* [Requirement]
From the first line of the listing below to the line with "const yTickLabels = ['0.01', '0.1', '1', '10', '100'];", print each line exactly, and nothing more. Leave out the pictures.
..............................
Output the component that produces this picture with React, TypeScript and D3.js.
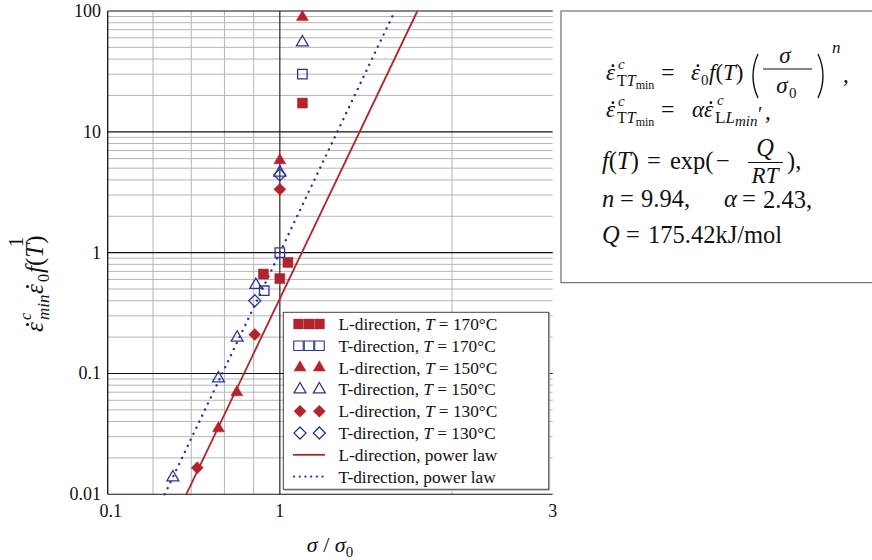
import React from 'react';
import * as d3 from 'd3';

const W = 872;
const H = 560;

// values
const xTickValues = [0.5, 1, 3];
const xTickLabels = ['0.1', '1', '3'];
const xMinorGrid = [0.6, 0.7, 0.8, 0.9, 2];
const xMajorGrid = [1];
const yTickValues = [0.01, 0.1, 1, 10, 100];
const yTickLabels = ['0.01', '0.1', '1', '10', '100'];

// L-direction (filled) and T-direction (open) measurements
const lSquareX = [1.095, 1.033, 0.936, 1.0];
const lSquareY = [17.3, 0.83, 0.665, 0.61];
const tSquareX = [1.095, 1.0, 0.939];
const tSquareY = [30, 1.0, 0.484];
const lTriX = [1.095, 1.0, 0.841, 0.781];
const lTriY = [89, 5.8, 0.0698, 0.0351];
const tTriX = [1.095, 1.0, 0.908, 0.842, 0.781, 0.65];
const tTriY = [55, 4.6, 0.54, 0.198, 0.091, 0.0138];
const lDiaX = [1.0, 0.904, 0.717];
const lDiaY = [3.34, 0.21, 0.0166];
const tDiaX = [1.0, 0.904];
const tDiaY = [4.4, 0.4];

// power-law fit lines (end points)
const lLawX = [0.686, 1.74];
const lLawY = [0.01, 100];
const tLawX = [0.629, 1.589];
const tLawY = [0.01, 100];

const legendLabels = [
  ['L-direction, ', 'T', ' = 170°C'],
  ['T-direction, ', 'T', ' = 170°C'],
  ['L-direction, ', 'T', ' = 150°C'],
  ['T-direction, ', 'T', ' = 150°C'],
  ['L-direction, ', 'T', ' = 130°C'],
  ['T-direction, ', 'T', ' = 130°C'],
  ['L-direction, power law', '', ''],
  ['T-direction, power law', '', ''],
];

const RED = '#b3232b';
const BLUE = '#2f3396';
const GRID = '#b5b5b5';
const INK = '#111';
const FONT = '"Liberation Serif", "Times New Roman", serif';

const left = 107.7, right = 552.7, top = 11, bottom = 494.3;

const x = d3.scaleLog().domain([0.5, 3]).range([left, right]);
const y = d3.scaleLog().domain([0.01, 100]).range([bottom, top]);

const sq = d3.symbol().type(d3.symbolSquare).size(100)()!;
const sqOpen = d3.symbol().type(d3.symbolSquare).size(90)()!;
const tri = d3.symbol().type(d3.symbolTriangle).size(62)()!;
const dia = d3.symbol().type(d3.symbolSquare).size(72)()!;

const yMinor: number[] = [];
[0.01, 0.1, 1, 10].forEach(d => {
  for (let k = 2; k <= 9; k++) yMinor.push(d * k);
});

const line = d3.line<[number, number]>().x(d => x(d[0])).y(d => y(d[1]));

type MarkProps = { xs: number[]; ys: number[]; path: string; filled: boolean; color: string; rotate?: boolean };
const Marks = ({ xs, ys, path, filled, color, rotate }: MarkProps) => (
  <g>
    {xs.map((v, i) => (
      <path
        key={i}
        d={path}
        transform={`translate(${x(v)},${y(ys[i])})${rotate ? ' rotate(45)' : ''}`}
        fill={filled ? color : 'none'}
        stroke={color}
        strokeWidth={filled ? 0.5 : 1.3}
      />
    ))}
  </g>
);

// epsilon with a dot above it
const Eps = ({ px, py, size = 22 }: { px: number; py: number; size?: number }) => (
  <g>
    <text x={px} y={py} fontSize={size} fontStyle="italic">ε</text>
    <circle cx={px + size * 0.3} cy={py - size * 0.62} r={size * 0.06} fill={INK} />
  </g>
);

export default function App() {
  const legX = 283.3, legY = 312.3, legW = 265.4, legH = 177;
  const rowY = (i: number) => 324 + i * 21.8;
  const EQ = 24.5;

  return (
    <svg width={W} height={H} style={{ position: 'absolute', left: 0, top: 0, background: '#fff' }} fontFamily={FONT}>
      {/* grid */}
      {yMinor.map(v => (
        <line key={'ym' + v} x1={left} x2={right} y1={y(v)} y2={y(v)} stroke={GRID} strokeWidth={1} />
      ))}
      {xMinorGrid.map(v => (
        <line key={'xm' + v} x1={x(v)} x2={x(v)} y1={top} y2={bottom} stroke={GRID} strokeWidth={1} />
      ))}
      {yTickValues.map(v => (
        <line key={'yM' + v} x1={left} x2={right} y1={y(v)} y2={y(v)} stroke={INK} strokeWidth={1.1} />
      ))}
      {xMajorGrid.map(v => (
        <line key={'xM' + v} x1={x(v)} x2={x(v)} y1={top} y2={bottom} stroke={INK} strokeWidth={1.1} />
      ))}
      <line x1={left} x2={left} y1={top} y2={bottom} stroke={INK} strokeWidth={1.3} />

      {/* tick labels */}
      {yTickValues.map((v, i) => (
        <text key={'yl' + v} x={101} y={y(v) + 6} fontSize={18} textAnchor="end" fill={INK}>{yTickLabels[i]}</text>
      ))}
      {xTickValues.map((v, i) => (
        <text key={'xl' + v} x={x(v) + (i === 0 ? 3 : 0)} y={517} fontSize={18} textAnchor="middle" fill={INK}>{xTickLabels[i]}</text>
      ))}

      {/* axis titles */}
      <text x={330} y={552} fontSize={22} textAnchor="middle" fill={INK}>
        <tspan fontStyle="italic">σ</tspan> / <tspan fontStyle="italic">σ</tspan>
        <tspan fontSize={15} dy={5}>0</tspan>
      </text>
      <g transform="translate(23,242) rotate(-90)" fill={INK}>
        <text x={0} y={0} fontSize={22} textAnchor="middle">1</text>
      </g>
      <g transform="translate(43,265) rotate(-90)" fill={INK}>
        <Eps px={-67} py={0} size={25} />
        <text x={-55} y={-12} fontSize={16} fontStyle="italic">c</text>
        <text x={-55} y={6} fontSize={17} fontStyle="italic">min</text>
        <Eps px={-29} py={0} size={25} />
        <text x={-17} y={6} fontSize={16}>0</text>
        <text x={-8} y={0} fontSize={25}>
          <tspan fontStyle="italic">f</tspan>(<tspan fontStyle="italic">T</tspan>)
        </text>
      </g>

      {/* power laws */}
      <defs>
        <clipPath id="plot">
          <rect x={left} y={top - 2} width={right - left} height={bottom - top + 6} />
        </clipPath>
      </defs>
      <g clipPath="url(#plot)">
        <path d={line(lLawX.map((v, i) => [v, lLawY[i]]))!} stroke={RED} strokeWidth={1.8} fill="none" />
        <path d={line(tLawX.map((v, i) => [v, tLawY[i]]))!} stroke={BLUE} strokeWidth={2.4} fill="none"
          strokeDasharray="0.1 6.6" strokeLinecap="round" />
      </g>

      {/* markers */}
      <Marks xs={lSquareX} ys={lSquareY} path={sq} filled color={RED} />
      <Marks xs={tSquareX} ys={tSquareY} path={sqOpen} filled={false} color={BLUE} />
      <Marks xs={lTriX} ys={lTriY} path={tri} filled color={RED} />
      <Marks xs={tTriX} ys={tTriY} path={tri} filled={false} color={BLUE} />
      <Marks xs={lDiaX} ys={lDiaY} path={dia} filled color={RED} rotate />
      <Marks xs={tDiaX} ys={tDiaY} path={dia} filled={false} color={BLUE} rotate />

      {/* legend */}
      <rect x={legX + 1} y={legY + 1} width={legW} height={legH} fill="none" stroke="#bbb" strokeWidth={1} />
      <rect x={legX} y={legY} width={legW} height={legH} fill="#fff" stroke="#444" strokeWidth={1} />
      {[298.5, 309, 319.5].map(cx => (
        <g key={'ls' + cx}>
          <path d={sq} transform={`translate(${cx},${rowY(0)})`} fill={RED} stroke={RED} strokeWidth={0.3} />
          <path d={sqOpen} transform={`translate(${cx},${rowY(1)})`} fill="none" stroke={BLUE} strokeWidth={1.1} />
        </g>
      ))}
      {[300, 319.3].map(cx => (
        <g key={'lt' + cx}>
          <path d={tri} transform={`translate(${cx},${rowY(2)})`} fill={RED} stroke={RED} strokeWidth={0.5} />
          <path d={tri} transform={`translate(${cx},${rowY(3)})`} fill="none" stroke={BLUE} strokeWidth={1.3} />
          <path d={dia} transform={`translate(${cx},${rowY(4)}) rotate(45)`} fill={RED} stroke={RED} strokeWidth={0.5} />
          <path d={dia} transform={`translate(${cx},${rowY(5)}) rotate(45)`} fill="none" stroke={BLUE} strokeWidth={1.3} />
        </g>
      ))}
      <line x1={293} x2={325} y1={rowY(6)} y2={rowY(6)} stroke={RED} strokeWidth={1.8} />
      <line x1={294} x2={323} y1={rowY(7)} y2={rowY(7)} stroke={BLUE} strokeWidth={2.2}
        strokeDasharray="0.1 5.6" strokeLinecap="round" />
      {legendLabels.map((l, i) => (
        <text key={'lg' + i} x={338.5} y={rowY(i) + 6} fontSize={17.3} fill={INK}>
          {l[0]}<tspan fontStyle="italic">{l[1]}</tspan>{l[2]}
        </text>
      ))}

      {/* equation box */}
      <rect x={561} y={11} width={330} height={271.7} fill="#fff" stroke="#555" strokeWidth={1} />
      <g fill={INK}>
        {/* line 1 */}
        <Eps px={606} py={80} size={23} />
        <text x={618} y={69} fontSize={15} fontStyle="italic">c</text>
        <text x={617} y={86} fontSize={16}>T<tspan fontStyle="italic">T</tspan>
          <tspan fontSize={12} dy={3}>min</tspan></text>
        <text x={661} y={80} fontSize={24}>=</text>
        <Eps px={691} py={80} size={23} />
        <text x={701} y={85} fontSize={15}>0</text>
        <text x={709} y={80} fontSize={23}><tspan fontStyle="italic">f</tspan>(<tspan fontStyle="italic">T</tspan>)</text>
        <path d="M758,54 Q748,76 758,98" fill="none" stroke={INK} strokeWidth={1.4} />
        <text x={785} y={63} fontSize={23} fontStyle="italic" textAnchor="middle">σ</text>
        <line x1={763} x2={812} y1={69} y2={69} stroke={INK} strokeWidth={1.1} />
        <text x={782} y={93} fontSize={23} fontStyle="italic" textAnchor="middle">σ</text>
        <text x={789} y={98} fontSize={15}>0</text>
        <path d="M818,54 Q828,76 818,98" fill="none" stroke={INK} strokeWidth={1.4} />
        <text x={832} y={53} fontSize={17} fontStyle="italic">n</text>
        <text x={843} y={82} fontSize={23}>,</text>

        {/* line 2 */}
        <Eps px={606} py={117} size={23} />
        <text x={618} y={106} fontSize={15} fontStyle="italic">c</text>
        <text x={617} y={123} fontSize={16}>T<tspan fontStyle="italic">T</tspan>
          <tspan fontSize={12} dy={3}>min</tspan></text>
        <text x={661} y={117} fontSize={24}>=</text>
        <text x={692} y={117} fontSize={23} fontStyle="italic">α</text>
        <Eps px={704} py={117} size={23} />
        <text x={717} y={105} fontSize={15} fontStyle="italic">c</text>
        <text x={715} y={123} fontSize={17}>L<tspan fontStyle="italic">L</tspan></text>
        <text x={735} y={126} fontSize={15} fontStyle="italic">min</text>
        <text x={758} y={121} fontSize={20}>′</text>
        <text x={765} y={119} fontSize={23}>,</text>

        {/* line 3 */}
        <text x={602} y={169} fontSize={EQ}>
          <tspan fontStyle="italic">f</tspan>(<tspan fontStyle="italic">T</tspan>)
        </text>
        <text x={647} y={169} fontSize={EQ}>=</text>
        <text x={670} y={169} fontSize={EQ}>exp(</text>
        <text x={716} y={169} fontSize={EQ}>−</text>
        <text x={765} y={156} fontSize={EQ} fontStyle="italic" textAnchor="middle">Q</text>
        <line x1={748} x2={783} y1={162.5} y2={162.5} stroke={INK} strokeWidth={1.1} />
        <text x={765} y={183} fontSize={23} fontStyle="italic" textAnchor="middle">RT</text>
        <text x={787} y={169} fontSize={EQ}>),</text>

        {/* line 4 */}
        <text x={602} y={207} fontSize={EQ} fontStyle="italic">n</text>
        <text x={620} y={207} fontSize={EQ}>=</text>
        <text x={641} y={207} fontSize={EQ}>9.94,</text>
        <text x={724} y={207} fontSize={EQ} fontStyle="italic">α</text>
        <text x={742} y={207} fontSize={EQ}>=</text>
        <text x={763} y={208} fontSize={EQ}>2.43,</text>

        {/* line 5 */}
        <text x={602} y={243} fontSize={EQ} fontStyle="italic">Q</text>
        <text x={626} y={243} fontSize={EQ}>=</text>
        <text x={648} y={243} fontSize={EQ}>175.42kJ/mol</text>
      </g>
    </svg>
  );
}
..............................
* [Exercise output]
Output the component that produces this picture with React, TypeScript and D3.js.
import React from 'react';
import * as d3 from 'd3';

const W = 872;
const H = 560;

// values
const xTickValues = [0.5, 1, 3];
const xTickLabels = ['0.1', '1', '3'];
const xMinorGrid = [0.6, 0.7, 0.8, 0.9, 2];
const xMajorGrid = [1];
const yTickValues = [0.01, 0.1, 1, 10, 100];
const yTickLabels = ['0.01', '0.1', '1', '10', '100'];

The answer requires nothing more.